According to the complaint, Datto describes HIR as a compilation of proprietary source code, algorithms, configuration parameters, libraries, methods, documentation, and know-how that enable near-instant recovery, booting a protected system’s backup as a virtual machine across different hypervisors with minimal downtime. Datto says HIR does three things automatically and behind the scenes: injects the appropriate storage and network drivers to match the target VM’s virtual hardware for example, swapping a physical RAID driver for KVM’s Vert.IO stack, avoids relying on the original system’s native boot volume by using an automated bootloader process tailored for virtual environments, apply specific registry and configuration changes including Edge case fixes accumulated over years to ensure the restored VM consistently boots.
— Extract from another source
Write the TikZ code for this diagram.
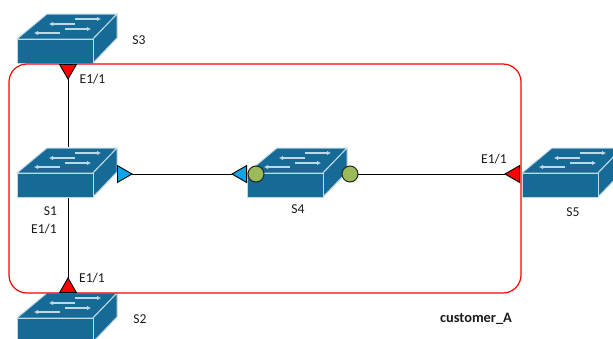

Datto claims these combined processes are closely guarded trade secrets protected by access controls and employee confidentiality agreements. It alleges Slide, founded by Datto’s former CEO and founder Austin McChord and former general counsel and Chief People Officer Michael Fass, misappropriated those secrets to fast-track a competing BCDR platform. Data points to several items it says shows access and intent. Slide’s public restore docs that list installing Red Hat signed Vert.IO drivers, VioStore and NetKVM and setting Windows SAN policy to online all. Slide’s roughly two-year build a timeline and a statement characterizing the spend to reach launch as vanishingly small and Slide’s hiring of former Datto engineers. Datto also highlights public positioning and marketing. McChord’s engagement with the phrase Datto minus Kaseya equals Slide, Slide’s pitch that MSPs need a better BCDR and an August event where McChord theatrically destroyed the Datto hardware and offered to swap attendees Datto gear for Slide’s. Datto frames this as disparagement and an attempt to trade on Datto’s brand while converting its customers.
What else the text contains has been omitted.